JMTC Observes "Days of Remembrance"

By MSgt Michael Cavalier, 7th U.S. Army Joint Multinational Training CommandMay 8, 2009

Tour of Flossenburg Concentration Camp
1 / 2 Show Caption + Hide Caption – Holocaust survivor Dr. Jack Terry leads a group from the USAG Grafenwoehr community on a tour of the nearby Flossenburg Concentration Camp, where he was an inmate during the last months of World War II. Dr. Terry was the keynote speaker at the commu... (Photo Credit: U.S. Army) VIEW ORIGINAL
JMTC tours Flossenburg Concentration Camp
2 / 2 Show Caption + Hide Caption – A soldier from the USAG Grafenwoehr community stops to read a display explaining the history of the Flossenburg Concentration Camp. A group of nearly 100 community toured the camp, which was liberated by the U.S. Army's 90th Infantry Division on Apr... (Photo Credit: U.S. Army) VIEW ORIGINAL

GRAFENWOEHR, Germany - "I left Flossenburg as soon as possible, but Flossenburg has never left me."

These were the words Dr. Jack Terry used to sum up his experiences as a survivor of the Flossenburg Concentration Camp during World War II. Terry was the guest speaker at the Joint Multinational Training Command (JMTC) Equal Opportunity Office's "Days of Remembrance" ceremony in Grafenwoehr on May 1st.

Approximately 100 Soldiers, DA Civilians and Family Members listened as Terry shared his tragic story of survival during the Holocaust. Following Terry's presentation, the group held a candle lighting ceremony to remember the more than 11 million victims of the Holocaust. The United States Congress established the Days of Remembrance as an annual commemoration of victims of the Holocaust during World War II. This year's theme was "Never Again-What You Do Matters."

In keeping with the theme, Terry reminded the audience that not only does it matter what you do, but also, "what you don't do."
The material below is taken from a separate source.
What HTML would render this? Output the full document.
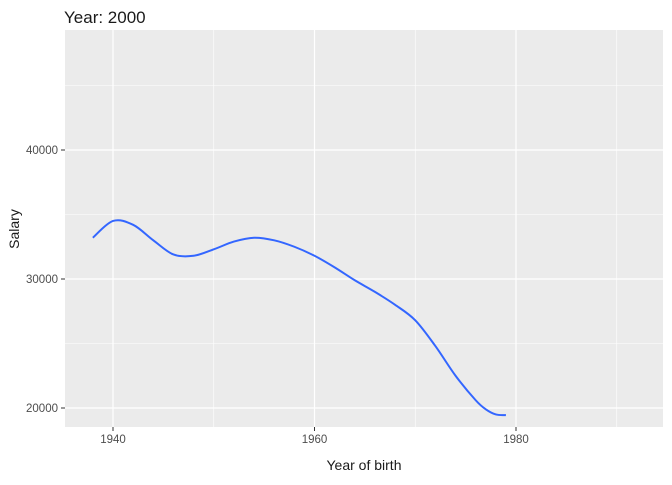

Terry also led a group of 67 Grafenwoehr community members on a tour of the nearby Flossenburg Concentration Camp, where Terry had been an inmate during the final year of the war. He was assisted by his friend, Karlherman Schotz, Dean of the Evangelische Church, in Sulzbach, Germany.

Terry was born Jakub Szabmacher in Belzyce, Poland in March of 1930. The youngest of four children, he was the only member of his family to survive the Holocaust. During the presentations, he related how his world was changed forever when the Nazi's entered his small village in September of 1939. Suffering humiliation and constant fear of death, Terry told of his journey through the concentration camps of Nazi-occupied Poland and Germany. He witnessed the murder of his mother, sister and brother by the Nazis, and later learned of the death of his father and remaining sister in the camps.

Terry arrived at the Flossenburg Concentration Camp on the Czechoslovakia-German border in August, 1944. At Flossenburg, the 14 year old Terry was forced to work in the granite quarry, an airplane factory and in the camp laundry.

In April 1945, a fellow inmate from Czechoslovakia hid the young Terry as the Nazis evacuated the Flossenburg camp in advance of Allied forces. Only those ill and in the hospital ward were left behind. Of the 22,000 evacuated inmates, 7000 died from exhaustion or were shot by the guards on their 200 kilometer death march. When the camp was liberated on April 23rd, 1945 by the US Army's 90th Infantry Division, Terry was the youngest of the remaining inmates and the only Jew who remained at the camp.

Terry briefly served as the gate keeper at the newly-liberated Flossenburg before being moved to a U.S. Army medical battalion headquarters. An Army doctor in medical battalion, Lt. Col. Louis Leland, took an interest in Terry and moved him to France and eventually helped secure passage to the United States. Terry says he has a special place in his heart for the U.S. Army. "They saved my life," said Terry. "For a long time the only people I was able to trust were U.S. soldiers."

Five years after his liberation from Flossenburg, Terry graduated from Brooklyn Technical High School, and from the Colorado School of Mines in 1954 as a Geologist on an ROTC scholarship. He served in the U.S. Army at the Engineer Intelligence Center in Schwetzingen, Germany from 1955 to 1957. One of his duties as a young Army engineer was to study the unusual rock formations near Flossenburg, Germany.

In 1960, Terry returned to the U.S. and attended the Colorado University Medical School, where he earned his MD in 1964. Terry subsequently became a Resident in Psychiatry and received training in Psychoanalysis at the New York Psychoanalysis Institute. Terry retired from an Associate Professorship in the Psychiatry Department at Cornell University and from his private practice as a clinical psychiatrist in New York City where he has treated many former concentration camp survivors.

Terry has been deeply involved in the Holocaust memorial activities and travels frequently to speak and educate. He has been married to his wife, Louise, for 49 years, they have three children and five grandchildren.

Terry travels to Germany several times a year for Holocaust memorial events. His next visit will be in July for a reunion of the surviving inmates of the Flossenburg Camp.